* _THE PROBLEM_
Can you copy out the data exactly? Leave the images out.
>> begin PROVIDED MATERIAL
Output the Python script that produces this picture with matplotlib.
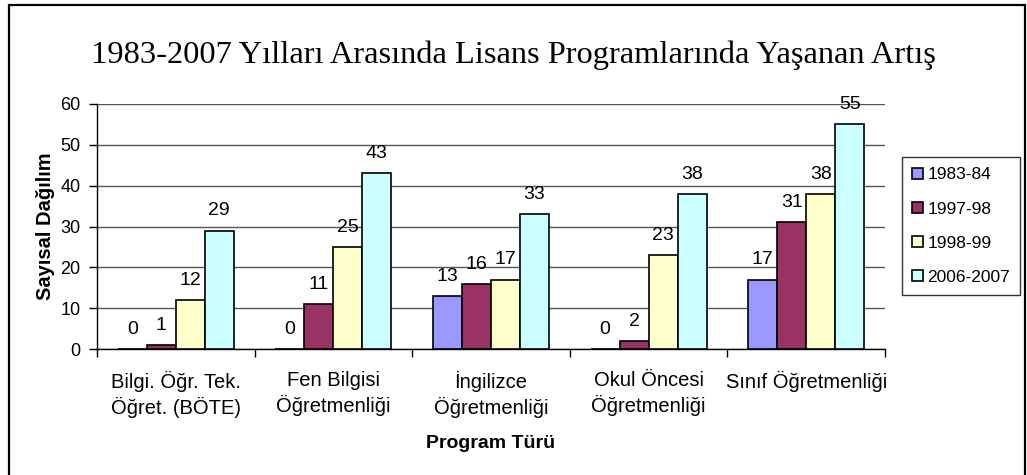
import matplotlib
import matplotlib.pyplot as plt
import numpy as np
from matplotlib.patches import Rectangle

matplotlib.use('Agg')

plt.rcParams['font.family'] = ['Liberation Sans', 'DejaVu Sans']

# program categories and yearly counts
programs = ["Bilgi. Öğr. Tek.\nÖğret. (BÖTE)", "Fen Bilgisi\nÖğretmenliği", "İngilizce\nÖğretmenliği",
            "Okul Öncesi\nÖğretmenliği", "Sınıf Öğretmenliği"]
periods = ["1983-84", "1997-98", "1998-99", "2006-2007"]
v_1983 = [0, 0, 13, 0, 17]
v_1997 = [1, 11, 16, 2, 31]
v_1998 = [12, 25, 17, 23, 38]
v_2006 = [29, 43, 33, 38, 55]
series = [v_1983, v_1997, v_1998, v_2006]
colors = ["#9999FF", "#993366", "#FFFFCC", "#CCFFFF"]

W, H = 1027, 475
fig = plt.figure(figsize=(W / 100, H / 100), dpi=100)
ax = fig.add_axes([97 / W, (H - 349) / H, (885 - 97) / W, (349 - 104) / H])

x = np.arange(len(programs))
bw = 0.184
for i, (vals, col, lab) in enumerate(zip(series, colors, periods)):
    pos = x + (i - 1.5) * bw
    ax.bar(pos, vals, width=bw, color=col, edgecolor='black', linewidth=1.2, label=lab, zorder=3)
    for px, v in zip(pos, vals):
        ax.annotate(str(v), (px, v), xytext=(0, 8), textcoords='offset points',
                    ha='center', va='bottom', fontsize=14)

ax.set_xlim(-0.5, len(programs) - 0.5)
ax.set_ylim(0, 60)
ax.set_yticks(range(0, 61, 10))
ax.yaxis.grid(True, color='#555555', linewidth=1, zorder=0)
ax.set_axisbelow(True)

ax.set_xticks(x)
ax.set_xticklabels(programs, fontsize=14.5, linespacing=1.3)
ax.set_xticks(np.arange(-0.5, len(programs), 1), minor=True)
ax.tick_params(axis='x', which='major', length=0, pad=16)
ax.tick_params(axis='x', which='minor', length=6, width=1, color='black')
ax.tick_params(axis='y', length=6, width=1, pad=6, labelsize=13)

for s in ['top', 'right']:
    ax.spines[s].set_visible(False)
for s in ['left', 'bottom']:
    ax.spines[s].set_color('black')
    ax.spines[s].set_linewidth(1)

ax.set_xlabel("Program Türü", fontsize=14, fontweight='bold', labelpad=12)
ax.set_ylabel("Sayısal Dağılım", fontsize=14.5, fontweight='bold', labelpad=4)

fig.text(0.5, 1 - 55 / H, "1983-2007 Yılları Arasında Lisans Programlarında Yaşanan Artış",
         ha='center', va='center', fontsize=23.4, family=['Liberation Serif', 'DejaVu Serif'])

leg = fig.legend(loc='upper left', bbox_to_anchor=(902 / W, (H - 157) / H), fontsize=12.5,
                 frameon=True, fancybox=False, handlelength=0.6, handleheight=0.6,
                 handletextpad=0.25, labelspacing=1.1, borderpad=0.6, borderaxespad=0)
leg.get_frame().set_edgecolor('black')
leg.get_frame().set_linewidth(1)

# outer chart border
fig.patches.append(Rectangle((9 / W, -0.05), (1025 - 9) / W, 1.05 - 5 / H, transform=fig.transFigure,
                             fill=False, edgecolor='black', linewidth=1.6))

plt.savefig("out.png", dpi=100)
plt.close()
>> end PROVIDED MATERIAL
* _OUTPUT BELOW_
Output the Python script that produces this picture with matplotlib.
import matplotlib
import matplotlib.pyplot as plt
import numpy as np
from matplotlib.patches import Rectangle

matplotlib.use('Agg')

plt.rcParams['font.family'] = ['Liberation Sans', 'DejaVu Sans']

# program categories and yearly counts
programs = ["Bilgi. Öğr. Tek.\nÖğret. (BÖTE)", "Fen Bilgisi\nÖğretmenliği", "İngilizce\nÖğretmenliği",
            "Okul Öncesi\nÖğretmenliği", "Sınıf Öğretmenliği"]
periods = ["1983-84", "1997-98", "1998-99", "2006-2007"]
v_1983 = [0, 0, 13, 0, 17]
v_1997 = [1, 11, 16, 2, 31]
v_1998 = [12, 25, 17, 23, 38]
v_2006 = [29, 43, 33, 38, 55]
series = [v_1983, v_1997, v_1998, v_2006]
colors = ["#9999FF", "#993366", "#FFFFCC", "#CCFFFF"]

W, H = 1027, 475
fig = plt.figure(figsize=(W / 100, H / 100), dpi=100)
ax = fig.add_axes([97 / W, (H - 349) / H, (885 - 97) / W, (349 - 104) / H])

x = np.arange(len(programs))
bw = 0.184
for i, (vals, col, lab) in enumerate(zip(series, colors, periods)):
    pos = x + (i - 1.5) * bw
    ax.bar(pos, vals, width=bw, color=col, edgecolor='black', linewidth=1.2, label=lab, zorder=3)
    for px, v in zip(pos, vals):
        ax.annotate(str(v), (px, v), xytext=(0, 8), textcoords='offset points',
                    ha='center', va='bottom', fontsize=14)

ax.set_xlim(-0.5, len(programs) - 0.5)
ax.set_ylim(0, 60)
ax.set_yticks(range(0, 61, 10))
ax.yaxis.grid(True, color='#555555', linewidth=1, zorder=0)
ax.set_axisbelow(True)

ax.set_xticks(x)
ax.set_xticklabels(programs, fontsize=14.5, linespacing=1.3)
ax.set_xticks(np.arange(-0.5, len(programs), 1), minor=True)
ax.tick_params(axis='x', which='major', length=0, pad=16)
ax.tick_params(axis='x', which='minor', length=6, width=1, color='black')
ax.tick_params(axis='y', length=6, width=1, pad=6, labelsize=13)

for s in ['top', 'right']:
    ax.spines[s].set_visible(False)
for s in ['left', 'bottom']:
    ax.spines[s].set_color('black')
    ax.spines[s].set_linewidth(1)

ax.set_xlabel("Program Türü", fontsize=14, fontweight='bold', labelpad=12)
ax.set_ylabel("Sayısal Dağılım", fontsize=14.5, fontweight='bold', labelpad=4)

fig.text(0.5, 1 - 55 / H, "1983-2007 Yılları Arasında Lisans Programlarında Yaşanan Artış",
         ha='center', va='center', fontsize=23.4, family=['Liberation Serif', 'DejaVu Serif'])

leg = fig.legend(loc='upper left', bbox_to_anchor=(902 / W, (H - 157) / H), fontsize=12.5,
                 frameon=True, fancybox=False, handlelength=0.6, handleheight=0.6,
                 handletextpad=0.25, labelspacing=1.1, borderpad=0.6, borderaxespad=0)
leg.get_frame().set_edgecolor('black')
leg.get_frame().set_linewidth(1)

# outer chart border
fig.patches.append(Rectangle((9 / W, -0.05), (1025 - 9) / W, 1.05 - 5 / H, transform=fig.transFigure,
                             fill=False, edgecolor='black', linewidth=1.6))

plt.savefig("out.png", dpi=100)
plt.close()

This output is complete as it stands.